With the recent performance of Ann Millikan’s opera “Swede Hollow” and the Thursday, March 14 “Both Sides of the Bridge” faculty reading event, St. Olaf and Carleton continue to pursue opportunities for collaboration as the colleges approach the end of their $1.4 million “Broadening the Bridge” grant, awarded in 2013 by the Andrew W. Mellon Foundation.
The grant has funded projects meant to “strengthen liberal arts learning and teaching in ways that each college could not accomplish individually,” Associate Director of Communications Kari VanDerVeen wrote in a 2013 article.
The colleges have since used the funds for new courses, joint training for supervisors, workshops, joint art exhibits and many other activities. As part of the grant, the St. Olaf Libraries and Information Technology departments have increased staff sharing with Carleton in pursuit of cost savings for the Strategic Resource Allocation Project (SRAP), the College’s cost-cutting and revenue-growing initiative.
Carleton Dean of the College Beverly Nagel and St. Olaf Provost and Dean of the College Marci Sortor have allocated a sizable portion of the grant to new courses for students of both colleges, as well as other forms of academic collaboration.
Faculty members at the two colleges have collaborated “to offer courses [in] Art/Art History, Political Science, and Education, and a Carleton faculty member teaches Arabic courses on St. Olaf’’s campus,” Sortor wrote in an email.
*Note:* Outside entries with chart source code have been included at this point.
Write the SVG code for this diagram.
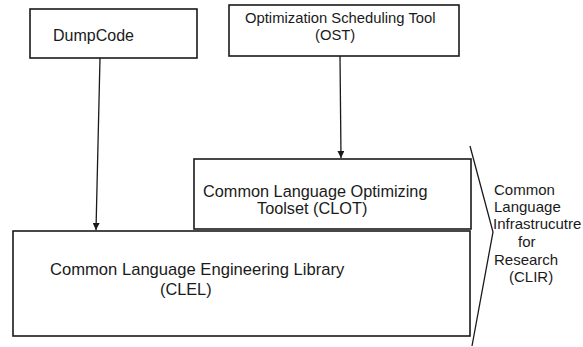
<svg xmlns="http://www.w3.org/2000/svg" width="583" height="347" viewBox="0 0 583 347">
  <style>
    .box { fill: #ffffff; stroke: #1a1a1a; stroke-width: 1.6; }
    .lbl { font-family: "Liberation Sans", Arial, sans-serif; font-size: 14.8px; fill: #1a1a1a; }
    .big { font-size: 16.3px; }
    .side { font-size: 15px; }
    .wire { fill: none; stroke: #1a1a1a; stroke-width: 1.3; }
  </style>
  <defs>
    <marker id="arrow" viewBox="0 0 10 10" refX="10" refY="5" markerWidth="7" markerHeight="7" markerUnits="userSpaceOnUse" orient="auto">
      <path d="M0,0 L10,5 L0,10 z" fill="#1a1a1a"/>
    </marker>
  </defs>
  <rect width="583" height="347" fill="#ffffff"/>

  <g id="dumpcode">
    <rect class="box" x="30" y="9" width="167" height="49"/>
    <text class="lbl" x="53" y="41" style="font-size:16px">DumpCode</text>
  </g>

  <g id="ost">
    <rect class="box" x="229" y="5" width="230" height="51"/>
    <text class="lbl" x="245" y="23">Optimization Scheduling Tool</text>
    <text class="lbl" x="315" y="40">(OST)</text>
  </g>

  <g id="clot">
    <rect class="box" x="194" y="159" width="277" height="70"/>
    <text class="lbl big" x="203" y="197">Common Language Optimizing</text>
    <text class="lbl big" x="257" y="214">Toolset (CLOT)</text>
  </g>

  <g id="clel">
    <rect class="box" x="13" y="231" width="457" height="105"/>
    <text class="lbl big" x="50" y="275" style="font-size:16.6px">Common Language Engineering Library</text>
    <text class="lbl big" x="160" y="295">(CLEL)</text>
  </g>

  <g id="clir">
    <path class="wire" d="M470,146 L493,232 L472,346"/>
    <text class="lbl side">
      <tspan x="494" y="195">Common</tspan>
      <tspan x="494" y="212">Language</tspan>
      <tspan x="493" y="229">Infrastrucutre</tspan>
      <tspan x="518" y="247">for</tspan>
      <tspan x="494" y="265">Research</tspan>
      <tspan x="509" y="282">(CLIR)</tspan>
    </text>
  </g>

  <g id="connectors">
    <path class="wire" d="M100,58 L96,230" marker-end="url(#arrow)"/>
    <path class="wire" d="M340,56 L341,158" marker-end="url(#arrow)"/>
  </g>
</svg>
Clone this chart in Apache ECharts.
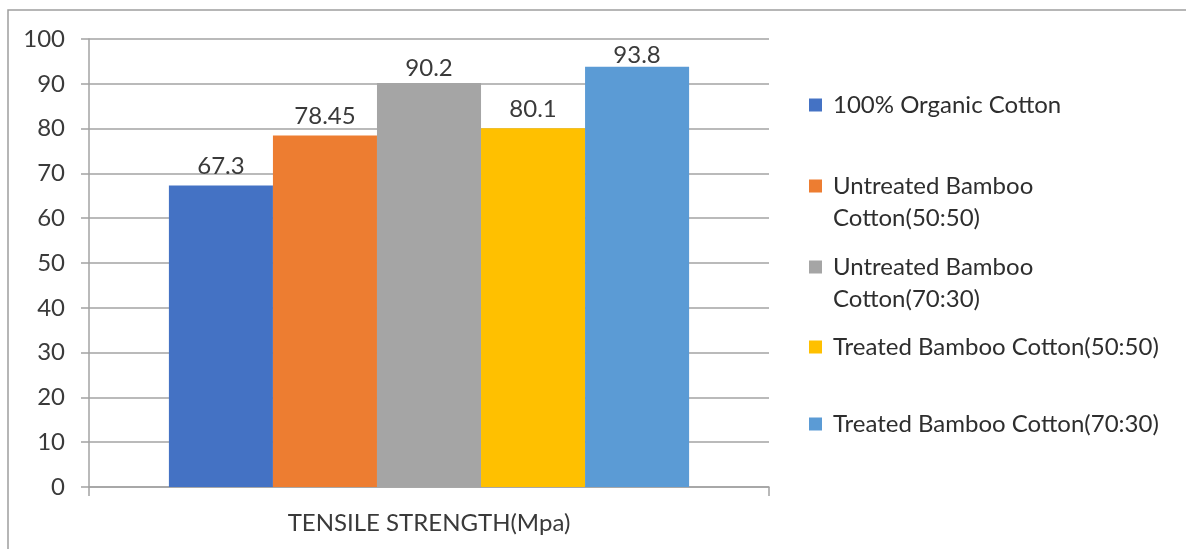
<!DOCTYPE html>
<html>
<head>
<meta charset="utf-8">
<style>
  html, body { margin: 0; padding: 0; background: #fff; }
  #chart { width: 1186px; height: 549px; }
</style>
<script src="https://cdn.jsdelivr.net/npm/echarts@6/dist/echarts.min.js"></script>
</head>
<body>
<div id="chart"></div>
<script>
// Tensile strength of cotton / bamboo-cotton fabrics
const categories = ['TENSILE STRENGTH(Mpa)'];
const seriesNames = [
  '100% Organic Cotton',
  'Untreated Bamboo Cotton(50:50)',
  'Untreated Bamboo Cotton(70:30)',
  'Treated Bamboo Cotton(50:50)',
  'Treated Bamboo Cotton(70:30)'
];
// legend text as it wraps in the side panel
const legendLabels = [
  '100% Organic Cotton',
  'Untreated Bamboo\nCotton(50:50)',
  'Untreated Bamboo\nCotton(70:30)',
  'Treated Bamboo Cotton(50:50)',
  'Treated Bamboo Cotton(70:30)'
];
const values = [67.3, 78.45, 90.2, 80.1, 93.8];
const colors = ['#4472C4', '#ED7D31', '#A5A5A5', '#FFC000', '#5B9BD5'];
const yMin = 0, yMax = 100, yStep = 10;

const FONT = 'Lato, "Open Sans", sans-serif';
const TEXT = '#3a3a3a';
const LINE = '#a3a3a3';

// vertical position of each legend entry (first text line centre)
const legendRows = [105, 186, 267, 347, 424];
const LINE_H = 32;
const SQ = 13;
// square marker pinned to the top of a taller icon box, so it sits beside
// the first line of a two-line entry
const topSquareIcon = 'path://M0,0L' + SQ + ',0L' + SQ + ',' + SQ + 'L0,' + SQ + 'Z' +
  'M0,' + (SQ + LINE_H) + 'L0.01,' + (SQ + LINE_H) + 'L0,' + (SQ + LINE_H - 0.01) + 'Z';

const chart = echarts.init(document.getElementById('chart'), null, { renderer: 'canvas' });

const legends = seriesNames.map((name, i) => {
  const wrapped = legendLabels[i].indexOf('\n') >= 0;
  return {
    data: [name],
    orient: 'vertical',
    left: 809,
    top: legendRows[i] - LINE_H / 2,
    padding: 0,
    itemWidth: SQ,
    itemHeight: wrapped ? SQ + LINE_H : SQ,
    icon: wrapped ? topSquareIcon : 'rect',
    selectedMode: false,
    formatter: () => legendLabels[i],
    textStyle: {
      fontFamily: FONT,
      fontSize: 24,
      color: '#2e2e2e',
      lineHeight: LINE_H,
      padding: [0, 0, 0, 6]
    }
  };
});

// label distances above bar tops
const labelDist = [7, 7, 3, 7, 0];

const series = seriesNames.map((name, i) => ({
  name: name,
  type: 'bar',
  data: [values[i]],
  barGap: '0%',
  barCategoryGap: '23.5%',
  itemStyle: { color: colors[i] },
  label: {
    show: true,
    position: 'top',
    distance: labelDist[i],
    fontFamily: FONT,
    fontSize: 24,
    color: TEXT
  }
}));

chart.setOption({
  animation: false,
  backgroundColor: '#ffffff',
  color: colors,
  grid: { left: 89, right: 417, top: 39, bottom: 62 },
  legend: legends,
  xAxis: {
    type: 'category',
    data: categories,
    axisLine: { show: true, lineStyle: { color: LINE, width: 1.5 } },
    axisTick: { show: true, length: 9, lineStyle: { color: LINE, width: 1.5 } },
    axisLabel: { fontFamily: FONT, fontSize: 24, color: TEXT, margin: 24 }
  },
  yAxis: {
    type: 'value',
    min: yMin,
    max: yMax,
    interval: yStep,
    axisLine: { show: true, lineStyle: { color: LINE, width: 1.5 } },
    axisTick: { show: true, length: 8, lineStyle: { color: LINE, width: 1.5 } },
    splitLine: { show: true, lineStyle: { color: LINE, width: 1.5 } },
    axisLabel: { fontFamily: FONT, fontSize: 24, color: TEXT, margin: 24 }
  },
  series: series,
  graphic: [
    {
      type: 'polyline',
      shape: { points: [[8, 549], [8, 10], [1186, 10]] },
      style: { stroke: '#9e9e9e', lineWidth: 1.5, fill: null },
      silent: true
    }
  ]
});
</script>
</body>
</html>
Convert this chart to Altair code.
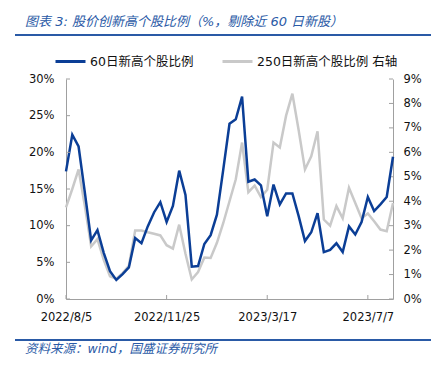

Several of the projects the grant funded focus on bolstering the colleges’ burgeoning neuroscience offerings. A 2015 grant financed a series of neuroscience lectures and faculty dinners, a 2016 grant funded the development of a jointly-taught capstone seminar and a 2017 grant supports continued efforts to establish a neuroscience major for students at both colleges
The grant also looks to improve equity and inclusion in certain academic departments. In fall 2016, TRIO/Student Support Services (SSS) Quantitative Skills Coordinator Kristin O’Connell and Professor Matthew Richey launched an “Inclusive Excellence in Science and Mathematics” lecture series. The series aimed “to highlight the important achievements and perspectives of underrepresented scientists and mathematicians,” according to the “Broadening the Bridge” website.
The grant funded a series of conversations led by scientists at both colleges in spring 2015 aimed at building professional networks for women in STEM.
Faculty members have also periodically used grant money to collaborate on research. Over the past several years, faculty at both colleges have worked together to study socioeconomic inequality, the St. Olaf natural lands and Carleton Arboretum and “positive psychology,” among other topics.
The colleges have also displayed jointly-curated art exhibitions, such as the fall 2016 exhibitions on Japanese art and Chinese art materials and the upcoming spring 2019 exhibit on the Japanese tea ceremony.
The final round of grant funding took place fall 2018 with Nagel and Sortor issuing “eight awards to previous grantees to advance particularly successful and influential projects,” according to the “Broadening the Bridge” website. “The awards provided $45, 595 in funding.”